*** Available data ***

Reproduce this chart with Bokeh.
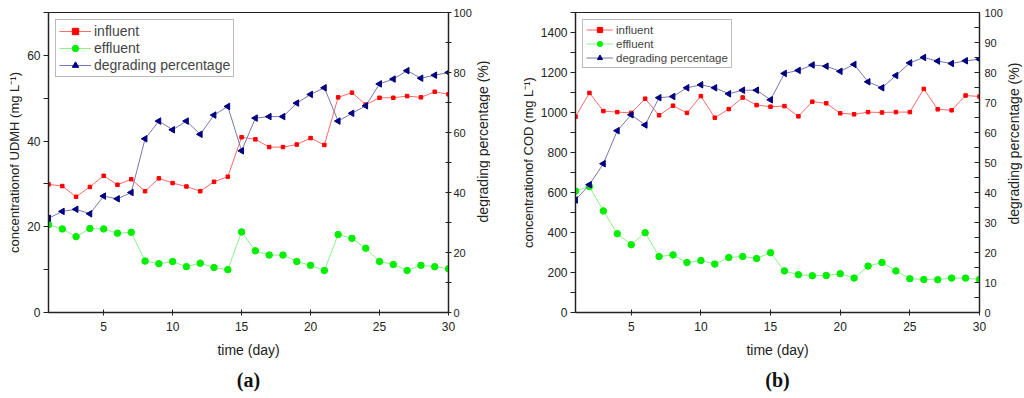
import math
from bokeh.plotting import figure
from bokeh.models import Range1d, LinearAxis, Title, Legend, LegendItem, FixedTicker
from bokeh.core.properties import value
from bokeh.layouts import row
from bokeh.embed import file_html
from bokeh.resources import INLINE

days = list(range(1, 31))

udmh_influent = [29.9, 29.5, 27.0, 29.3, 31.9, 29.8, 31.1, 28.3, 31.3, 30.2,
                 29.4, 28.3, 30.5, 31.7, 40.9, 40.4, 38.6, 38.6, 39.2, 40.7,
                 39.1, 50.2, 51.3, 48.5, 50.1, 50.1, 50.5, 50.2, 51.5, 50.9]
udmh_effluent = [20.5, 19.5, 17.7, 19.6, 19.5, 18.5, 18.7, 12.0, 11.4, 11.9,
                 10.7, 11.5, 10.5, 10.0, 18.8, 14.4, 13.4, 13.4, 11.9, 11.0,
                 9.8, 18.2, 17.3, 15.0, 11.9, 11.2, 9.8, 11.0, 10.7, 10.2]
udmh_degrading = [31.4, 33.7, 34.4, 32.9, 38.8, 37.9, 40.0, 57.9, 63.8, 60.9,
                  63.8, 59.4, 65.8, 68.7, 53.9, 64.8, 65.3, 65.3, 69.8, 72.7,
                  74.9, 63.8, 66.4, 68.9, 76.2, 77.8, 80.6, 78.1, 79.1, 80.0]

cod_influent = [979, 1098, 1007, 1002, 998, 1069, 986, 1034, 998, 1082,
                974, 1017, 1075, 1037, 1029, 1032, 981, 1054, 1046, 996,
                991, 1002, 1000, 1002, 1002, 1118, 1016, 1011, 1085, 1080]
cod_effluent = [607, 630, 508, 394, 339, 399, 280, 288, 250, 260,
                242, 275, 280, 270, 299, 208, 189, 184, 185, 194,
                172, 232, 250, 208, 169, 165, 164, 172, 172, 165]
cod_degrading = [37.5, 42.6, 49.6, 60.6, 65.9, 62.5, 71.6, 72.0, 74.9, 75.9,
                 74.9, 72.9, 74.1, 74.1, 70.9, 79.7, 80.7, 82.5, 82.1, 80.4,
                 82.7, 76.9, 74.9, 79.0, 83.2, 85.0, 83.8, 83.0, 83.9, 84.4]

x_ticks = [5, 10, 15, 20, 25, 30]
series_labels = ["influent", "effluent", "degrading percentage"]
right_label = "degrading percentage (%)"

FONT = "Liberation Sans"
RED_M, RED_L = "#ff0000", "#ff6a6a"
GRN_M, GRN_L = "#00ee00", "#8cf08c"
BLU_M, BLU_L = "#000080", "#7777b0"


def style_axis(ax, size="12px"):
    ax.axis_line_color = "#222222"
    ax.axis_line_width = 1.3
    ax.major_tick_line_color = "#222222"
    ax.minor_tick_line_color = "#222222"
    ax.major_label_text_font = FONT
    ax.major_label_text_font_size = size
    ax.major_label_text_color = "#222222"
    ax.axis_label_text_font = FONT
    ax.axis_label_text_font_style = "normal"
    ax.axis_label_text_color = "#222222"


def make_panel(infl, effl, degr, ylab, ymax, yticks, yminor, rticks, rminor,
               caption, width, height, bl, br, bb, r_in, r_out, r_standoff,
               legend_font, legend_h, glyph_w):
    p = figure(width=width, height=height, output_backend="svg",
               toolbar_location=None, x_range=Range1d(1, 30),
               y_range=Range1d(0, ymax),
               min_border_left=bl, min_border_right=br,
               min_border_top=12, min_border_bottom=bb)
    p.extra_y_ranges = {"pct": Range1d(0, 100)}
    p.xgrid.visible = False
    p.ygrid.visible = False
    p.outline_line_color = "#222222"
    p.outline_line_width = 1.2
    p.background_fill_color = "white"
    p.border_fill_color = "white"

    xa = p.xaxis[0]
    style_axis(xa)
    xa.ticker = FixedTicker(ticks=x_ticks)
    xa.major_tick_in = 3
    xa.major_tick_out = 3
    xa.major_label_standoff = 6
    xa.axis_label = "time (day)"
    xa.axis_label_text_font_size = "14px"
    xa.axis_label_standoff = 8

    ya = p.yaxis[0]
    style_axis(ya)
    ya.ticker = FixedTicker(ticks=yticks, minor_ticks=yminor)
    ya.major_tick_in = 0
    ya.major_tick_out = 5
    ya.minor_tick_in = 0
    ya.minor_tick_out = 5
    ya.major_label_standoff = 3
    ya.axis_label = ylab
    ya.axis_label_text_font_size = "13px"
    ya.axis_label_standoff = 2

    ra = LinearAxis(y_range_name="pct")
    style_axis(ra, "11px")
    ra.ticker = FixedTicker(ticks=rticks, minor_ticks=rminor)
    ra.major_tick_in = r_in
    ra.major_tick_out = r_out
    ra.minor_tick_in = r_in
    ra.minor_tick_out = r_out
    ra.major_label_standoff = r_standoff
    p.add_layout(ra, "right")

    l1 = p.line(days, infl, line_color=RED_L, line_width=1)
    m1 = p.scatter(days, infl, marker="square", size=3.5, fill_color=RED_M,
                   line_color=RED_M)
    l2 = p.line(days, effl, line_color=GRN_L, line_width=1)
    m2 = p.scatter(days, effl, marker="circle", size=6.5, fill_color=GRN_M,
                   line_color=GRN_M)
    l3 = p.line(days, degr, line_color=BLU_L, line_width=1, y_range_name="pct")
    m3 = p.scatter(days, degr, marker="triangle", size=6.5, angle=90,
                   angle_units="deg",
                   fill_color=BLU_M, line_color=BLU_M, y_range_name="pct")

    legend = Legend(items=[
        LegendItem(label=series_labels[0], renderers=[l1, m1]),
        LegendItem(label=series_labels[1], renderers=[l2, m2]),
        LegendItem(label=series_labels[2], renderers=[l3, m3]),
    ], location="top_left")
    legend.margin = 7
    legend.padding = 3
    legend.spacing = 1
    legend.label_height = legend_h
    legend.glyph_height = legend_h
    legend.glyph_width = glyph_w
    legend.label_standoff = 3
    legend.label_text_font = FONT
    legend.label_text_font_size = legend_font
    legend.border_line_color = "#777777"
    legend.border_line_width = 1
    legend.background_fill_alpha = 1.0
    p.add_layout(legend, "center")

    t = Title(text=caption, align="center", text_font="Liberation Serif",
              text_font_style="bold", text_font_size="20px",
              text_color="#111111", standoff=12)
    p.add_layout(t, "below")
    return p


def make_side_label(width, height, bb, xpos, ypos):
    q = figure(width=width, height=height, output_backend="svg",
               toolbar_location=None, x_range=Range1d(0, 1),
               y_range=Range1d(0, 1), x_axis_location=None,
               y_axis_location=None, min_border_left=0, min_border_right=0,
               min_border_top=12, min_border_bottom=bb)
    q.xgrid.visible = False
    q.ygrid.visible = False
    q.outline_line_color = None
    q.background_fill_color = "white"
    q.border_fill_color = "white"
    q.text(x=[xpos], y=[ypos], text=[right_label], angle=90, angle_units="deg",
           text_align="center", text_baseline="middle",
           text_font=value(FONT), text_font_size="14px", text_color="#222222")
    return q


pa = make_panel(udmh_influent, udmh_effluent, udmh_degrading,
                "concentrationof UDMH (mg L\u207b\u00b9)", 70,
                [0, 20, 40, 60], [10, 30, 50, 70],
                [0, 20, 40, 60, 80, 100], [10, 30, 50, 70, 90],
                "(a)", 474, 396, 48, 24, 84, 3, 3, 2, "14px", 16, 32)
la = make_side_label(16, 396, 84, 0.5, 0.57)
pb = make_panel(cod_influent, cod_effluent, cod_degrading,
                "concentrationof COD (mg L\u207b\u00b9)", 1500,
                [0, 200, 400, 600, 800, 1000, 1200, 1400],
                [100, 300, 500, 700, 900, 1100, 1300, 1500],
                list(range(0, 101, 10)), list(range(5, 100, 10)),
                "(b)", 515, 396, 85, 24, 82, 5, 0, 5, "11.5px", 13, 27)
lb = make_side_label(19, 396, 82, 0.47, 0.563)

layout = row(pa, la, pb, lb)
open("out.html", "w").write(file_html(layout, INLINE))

***

Up to and including the line with "days = list(range(1, 31))", copy the data above from its first line. Skip pictures.

Reproduce this chart with Bokeh.
import math
from bokeh.plotting import figure
from bokeh.models import Range1d, LinearAxis, Title, Legend, LegendItem, FixedTicker
from bokeh.core.properties import value
from bokeh.layouts import row
from bokeh.embed import file_html
from bokeh.resources import INLINE

days = list(range(1, 31))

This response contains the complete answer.